** start of AVAILABLE RECORDS **
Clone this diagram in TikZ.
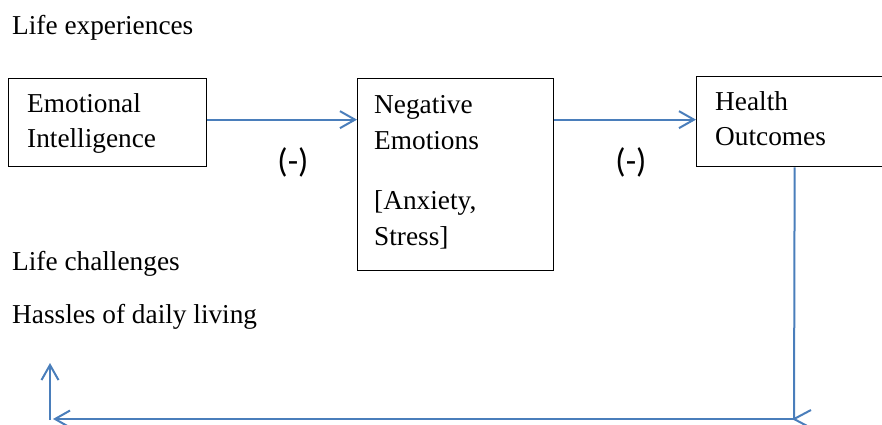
\documentclass[tikz,border=0pt]{standalone}
\usepackage{fontspec}
\setmainfont{Liberation Serif}
\newfontfamily\calibfont{Carlito}
\usetikzlibrary{arrows.meta}
\definecolor{arrowblue}{RGB}{74,126,187}
\begin{document}
\begin{tikzpicture}[x=1pt,y=-1pt,
  box/.style={draw=black, line width=1.3pt, inner sep=0pt, anchor=north west},
  lbl/.style={anchor=base west, inner sep=0pt, font=\rmfamily\fontsize{27.3}{35}\selectfont},
  sign/.style={inner sep=0pt, font=\calibfont\fontsize{34}{38}\selectfont},
  conn/.style={draw=arrowblue, line width=2pt},
  tip/.style={-{Straight Barb[length=15pt,width=17pt]}}]
\useasboundingbox (0,0) rectangle (882,424);
% boxes
\node[box, minimum width=198pt, minimum height=88pt] (ei) at (8,78) {};
\node[box, minimum width=196pt, minimum height=192pt] (ne) at (357,78) {};
\node[box, minimum width=196pt, minimum height=90pt] (ho) at (696,76) {};
% texts
\node[lbl] (t1) at (12,34) {Life experiences};
\node[lbl] (t2) at (27,112) {Emotional};
\node[lbl] (t3) at (27,147) {Intelligence};
\node[lbl] (t4) at (374,113) {Negative};
\node[lbl] (t5) at (374,149) {Emotions};
\node[lbl] (t6) at (374,209) {[Anxiety,};
\node[lbl] (t7) at (374,245) {Stress]};
\node[lbl] (t8) at (715,110) {Health};
\node[lbl] (t9) at (715,145) {Outcomes};
\node[lbl] (t10) at (12,270) {Life challenges};
\node[lbl] (t11) at (12,323) {Hassles of daily living};
\node[sign] (s1) at (293,162) {(-)};
\node[sign] (s2) at (631,162) {(-)};
% connectors
\path ([yshift=3pt]ei.east) coordinate (a1);
\draw[conn,tip] (a1) -- (a1 -| ne.west);
\path ([yshift=2pt]ho.west) coordinate (a2);
\draw[conn,tip] (a2 -| ne.east) -- (a2);
\coordinate (c1) at (794,419);
\coordinate (c2) at (53,419);
\coordinate (c3) at (50,420);
\coordinate (c4) at (50,363);
\draw[conn] (ho.south) -- (c1);
\draw[conn,tip] (c1) -- (c2);
\draw[conn] ([xshift=17pt,yshift=9pt]c1) -- (c1) -- ([xshift=17pt,yshift=-9pt]c1);
\draw[conn,tip] (c3) -- (c4);
\end{tikzpicture}
\end{document}
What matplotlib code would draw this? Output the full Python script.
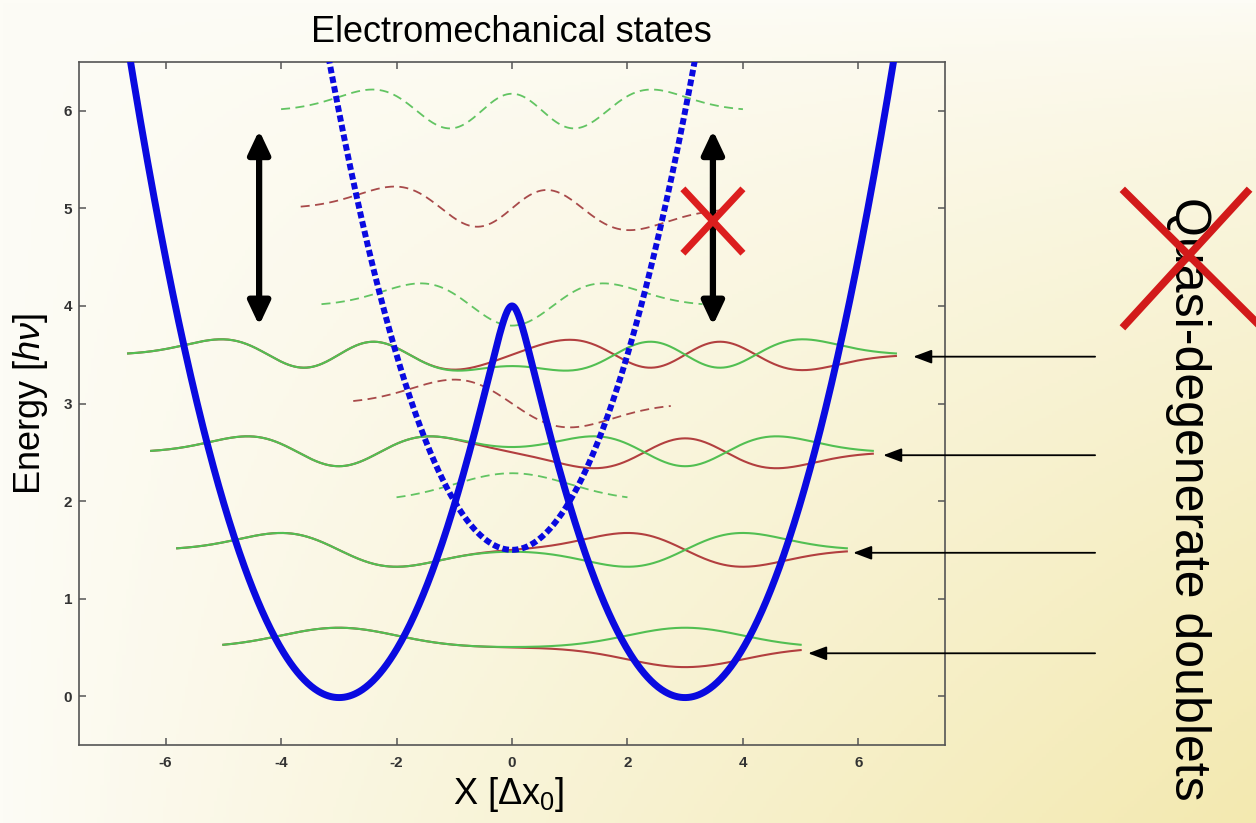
import numpy as np
import matplotlib
matplotlib.use("Agg")
import matplotlib.pyplot as plt
from matplotlib.lines import Line2D
from math import factorial

plt.rcParams['font.family'] = ['Liberation Sans', 'DejaVu Sans']
plt.rcParams['mathtext.fontset'] = 'custom'
plt.rcParams['mathtext.rm'] = 'Liberation Sans'
plt.rcParams['mathtext.it'] = 'Liberation Sans:italic'
plt.rcParams['axes.unicode_minus'] = False

# model (units: hv and dx0)
well_pos = 3.0          # minima of the double well
barrier_top = 4.0       # height of the central hump
trap_min = 1.5          # bottom of the dotted (charged) parabola
amp = 0.38              # drawing scale of the wavefunctions

doublet_E = [0.5, 1.5, 2.5, 3.5]
doublet_reach = [5.0, 5.8, 6.25, 6.65]
trap_E = [2, 3, 4, 5, 6]
trap_reach = [2.0, 2.75, 3.3, 3.66, 4.0]

arrow_E = [3.48, 2.47, 1.47, 0.44]
arrow_tip = [6.95, 6.43, 5.91, 5.13]
arrow_tail = 10.1

jump_x = [-4.38, 3.48]
jump_lo, jump_hi = 3.8, 5.8
cross_x, cross_y = 3.48, 4.87

xticks = [-6, -4, -2, 0, 2, 4, 6]
yticks = [0, 1, 2, 3, 4, 5, 6]


def psi(n, y):
    c = np.zeros(n + 1)
    c[n] = 1
    norm = np.sqrt(2**n * factorial(n) * np.sqrt(np.pi))
    return np.polynomial.hermite.hermval(y, c) * np.exp(-y**2 / 2) / norm


W, H = 1256, 823
fig = plt.figure(figsize=(W / 100, H / 100), dpi=100)

# background gradient, white top-left to pale yellow bottom-right
bg = fig.add_axes([0, 0, 1, 1], zorder=0)
gx, gy = np.meshgrid(np.linspace(0, 1, 400), np.linspace(0, 1, 260))
t = np.clip(gx**0.9 * gy**0.7, 0, 1)[..., None]
white = np.array([253, 252, 246]) / 255
yellow = np.array([243, 233, 176]) / 255
bg.imshow(white * (1 - t) + yellow * t, aspect='auto', extent=[0, 1, 0, 1])
bg.axis('off')

ax = fig.add_axes([79 / W, 1 - 745 / H, 866 / W, 683 / H], zorder=1)
ax.set_facecolor('none')

green = '#52bf52'
red = '#b23f3f'
green_d = '#62c462'
red_d = '#a84a4a'

# double-well doublets
for n, (E, r) in enumerate(zip(doublet_E, doublet_reach)):
    x = np.linspace(-r, r, 500)
    left = (-1)**n * psi(n, x + well_pos)
    right = psi(n, x - well_pos)
    s = amp / np.sqrt(2)
    ax.plot(x, E + s * (left - right), color=red, lw=1.5, zorder=2)
    ax.plot(x, E + s * (left + right), color=green, lw=1.5, zorder=3)

# states of the central parabola
for n, (E, r) in enumerate(zip(trap_E, trap_reach)):
    x = np.linspace(-r, r, 400)
    col = green_d if n % 2 == 0 else red_d
    ax.plot(x, E + amp * (-1)**n * psi(n, x), color=col, lw=1.3,
            linestyle=(0, (5, 3)), zorder=2)

# potentials
x = np.linspace(-7.5, 7.5, 1000)
vl = 0.5 * (x + well_pos)**2
vr = 0.5 * (x - well_pos)**2
delta = 0.5 * well_pos**2 - barrier_top
v = (vl + vr) / 2 - np.sqrt(((vl - vr) / 2)**2 + delta**2)
ax.plot(x, v, color='#0a0ae0', lw=5, zorder=5)
xd = np.linspace(-3.4, 3.4, 400)
ax.plot(xd, trap_min + 0.5 * xd**2, color='#0a0ae0', lw=4.3,
        linestyle=(0, (1.1, 0.55)), dash_capstyle='butt', zorder=5)

# transitions
for xa in jump_x:
    ax.annotate('', xy=(xa, jump_hi), xytext=(xa, jump_lo),
                arrowprops=dict(arrowstyle='<|-|>,head_length=0.7,head_width=0.33',
                                lw=4.5, color='k', mutation_scale=20,
                                shrinkA=0, shrinkB=0), zorder=6)
ax.plot([cross_x - 0.52, cross_x + 0.52], [cross_y - 0.33, cross_y + 0.33],
        color='#dc1e1e', lw=5, solid_capstyle='butt', zorder=7)
ax.plot([cross_x - 0.52, cross_x + 0.52], [cross_y + 0.33, cross_y - 0.33],
        color='#dc1e1e', lw=5, solid_capstyle='butt', zorder=7)

for E, tip in zip(arrow_E, arrow_tip):
    ax.annotate('', xy=(tip, E), xytext=(arrow_tail, E), annotation_clip=False,
                arrowprops=dict(arrowstyle='-|>,head_length=0.8,head_width=0.3',
                                lw=1.3, color='k', mutation_scale=14,
                                shrinkA=0, shrinkB=0))

ax.set_xlim(-7.5, 7.5)
ax.set_ylim(-0.5, 6.5)
ax.set_xticks(xticks)
ax.set_yticks(yticks)
ax.tick_params(direction='in', length=5, width=1.1, color='#555555',
               top=True, right=True, labelsize=11, labelcolor='#333333')
ax.tick_params(axis='x', pad=8)
ax.tick_params(axis='y', pad=5)
for lab in ax.get_xticklabels() + ax.get_yticklabels():
    lab.set_fontweight('bold')
for sp in ax.spines.values():
    sp.set_color('#555555')
    sp.set_linewidth(1.2)

fig.text(511 / W, 1 - 32 / H, 'Electromechanical states', ha='center',
         va='center', fontsize=26)
fig.text(509 / W, 1 - 795 / H, r'X [$\Delta$x$_0$]', ha='center',
         va='center', fontsize=26)
fig.text(30 / W, 1 - 404 / H, r'Energy [$h\nu$]', ha='center', va='center',
         rotation=90, fontsize=26)

fig.text(1188 / W, 1 - 499 / H, 'Quasi-degenerate doublets', ha='center',
         va='center', rotation=-90, fontsize=36, zorder=3)
fig.add_artist(Line2D([1125 / W, 1256 / W], [1 - 192 / H, 1 - 322 / H],
                      transform=fig.transFigure, color='#d21a1a', lw=5.5, zorder=4))
fig.add_artist(Line2D([1125 / W, 1247 / W], [1 - 325 / H, 1 - 192 / H],
                      transform=fig.transFigure, color='#d21a1a', lw=5.5, zorder=4))

fig.savefig('out.png', dpi=100)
** end of AVAILABLE RECORDS **
**SET TASK**
Say how many lines of the listing above contain "matplotlib", with no other words.

**RIGHT ANSWER**
5